Todos os dias somos evadidos por títulos, notícias onde o racismo constitui pano de fundo, isso deve-se a avalanche migratória que se tem registrado da Asia e/ou de África para a Europa, diriam alguns para justificar o racismo e enxaguar a vergonha de rostos alheios. Desconfio muito de tal constatação. Então os casos que vão emergindo de outras partes do planeta como das américas do norte e do sul?
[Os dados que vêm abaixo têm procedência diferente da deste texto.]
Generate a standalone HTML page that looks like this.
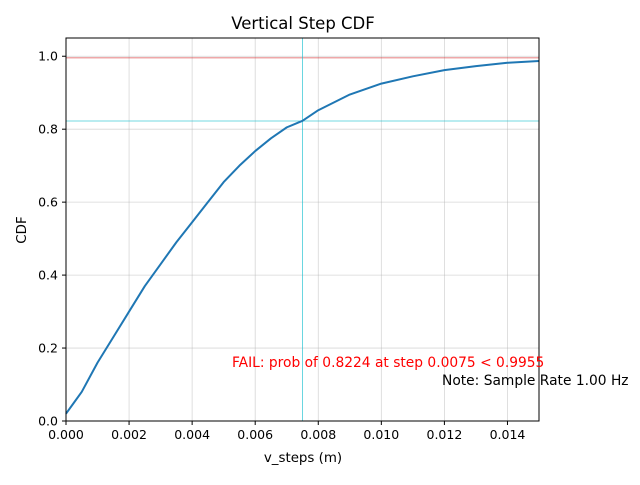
<!DOCTYPE html>
<html><head><meta charset="utf-8"><style>
body{margin:0;background:#fff}
svg text{font-family:"DejaVu Sans","Liberation Sans",sans-serif}
</style></head><body>
<svg id="chart" width="640" height="480" xmlns="http://www.w3.org/2000/svg">
<rect width="640" height="480" fill="#fff"/>
<text x="303" y="29" font-size="16.5" text-anchor="middle">Vertical Step CDF</text>
<g id="grid"></g><g id="ticks"></g><g id="marks"></g>
<rect x="66" y="38" width="473" height="383" fill="none" stroke="#000" stroke-width="1"/>
<text x="303" y="462" font-size="13.4" text-anchor="middle">v_steps (m)</text>
<text x="26" y="230" font-size="13.4" text-anchor="middle" transform="rotate(-90 26 230)">CDF</text>
<text x="232" y="367" font-size="13.8" fill="#ff0000">FAIL: prob of 0.8224 at step 0.0075 &lt; 0.9955</text>
<text x="442" y="385" font-size="13.8" fill="#000">Note: Sample Rate 1.00 Hz</text>
</svg>
<script>
const xTicks=[0,0.002,0.004,0.006,0.008,0.010,0.012,0.014];
const xTickLabels=["0.000","0.002","0.004","0.006","0.008","0.010","0.012","0.014"];
const yTicks=[0,0.2,0.4,0.6,0.8,1.0];
const yTickLabels=["0.0","0.2","0.4","0.6","0.8","1.0"];
const stepX=[0,0.00025,0.0005,0.001,0.0015,0.002,0.0025,0.003,0.0035,0.004,0.0045,0.005,0.0055,0.006,0.0065,0.007,0.0075,0.008,0.009,0.010,0.011,0.012,0.013,0.014,0.015];
const cdfY=[0.02,0.05,0.08,0.16,0.23,0.30,0.37,0.43,0.49,0.545,0.60,0.655,0.70,0.74,0.775,0.805,0.823,0.852,0.895,0.925,0.945,0.962,0.973,0.982,0.987];
const threshold=0.9955, failProb=0.8224, failStep=0.0075;
const NS="http://www.w3.org/2000/svg";
const X=v=>66+v/0.015*473, Y=v=>421-v/1.05*383;
function mk(tag,attrs,parent){const e=document.createElementNS(NS,tag);for(const k in attrs)e.setAttribute(k,attrs[k]);document.getElementById(parent).appendChild(e);return e;}
xTicks.forEach((t,i)=>{
 const g=mk('line',{x1:X(t),x2:X(t),y1:38,y2:421,stroke:'#b0b0b0','stroke-width':0.8,'stroke-opacity':0.5},'grid');
 
 
 const tk=mk('line',{x1:X(t),x2:X(t),y1:421,y2:425,stroke:'#000'},'ticks');
 
 
 const tx=mk('text',{x:X(t),y:439,'font-size':12.5,'text-anchor':'middle'},'ticks');tx.textContent=xTickLabels[i];
 
 
});
yTicks.forEach((t,i)=>{
 const g=mk('line',{x1:66,x2:539,y1:Y(t),y2:Y(t),stroke:'#b0b0b0','stroke-width':0.8,'stroke-opacity':0.5},'grid');
 
 
 const tk=mk('line',{x1:62,x2:66,y1:Y(t),y2:Y(t),stroke:'#000'},'ticks');
 
 
 const tx=mk('text',{x:58,y:Y(t)+4.5,'font-size':12.5,'text-anchor':'end'},'ticks');tx.textContent=yTickLabels[i];
 
 
});
const th=mk('line',{x1:66,x2:539,y1:Y(threshold),y2:Y(threshold),stroke:'#d62728','stroke-width':0.8,'stroke-opacity':0.8},'marks');


const hp=mk('line',{x1:66,x2:539,y1:Y(failProb),y2:Y(failProb),stroke:'#17becf','stroke-width':0.8,'stroke-opacity':0.8},'marks');


const vs=mk('line',{x1:X(failStep),x2:X(failStep),y1:38,y2:421,stroke:'#17becf','stroke-width':0.8,'stroke-opacity':0.8},'marks');


let d='M'+X(stepX[0])+' '+Y(cdfY[0]);
for(let i=1;i<stepX.length;i++)d+=' L'+X(stepX[i])+' '+Y(cdfY[i]);
const p=mk('path',{d:d,fill:'none',stroke:'#1f77b4','stroke-width':2,'stroke-linejoin':'round'},'marks');


</script>
</body></html>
Tenho para mim que o mundo está tão racista hoje quanto o era ontem. Ocorre que de quando em quando, apenas quando lhes é oportuno, os racistas, xenófobos e seus peers manifestam-se. Quando os poderes, sobretudo o político, se lhes assiste favorável e conivente. Com a eleição de D. Trump nas presidenciais americanas de 2016, o universo racista viu-se motivado, e emergiu. É chocante constatar o desprezo pelos migrantes e pelos direitos humanos no Mundo, os países estão demasiado centrados em prevenir a chegada de migrantes e deportar o máximo possível em vez de buscarem vias legais para regular a imigração. A avalanche migratória, o nacionalismos e o protecionismo nada mais são se não subterfúgios para o fortalecimento de uma extrema-direita que não esconde sua cede. O mundo está tão racista quanto sempre o foi.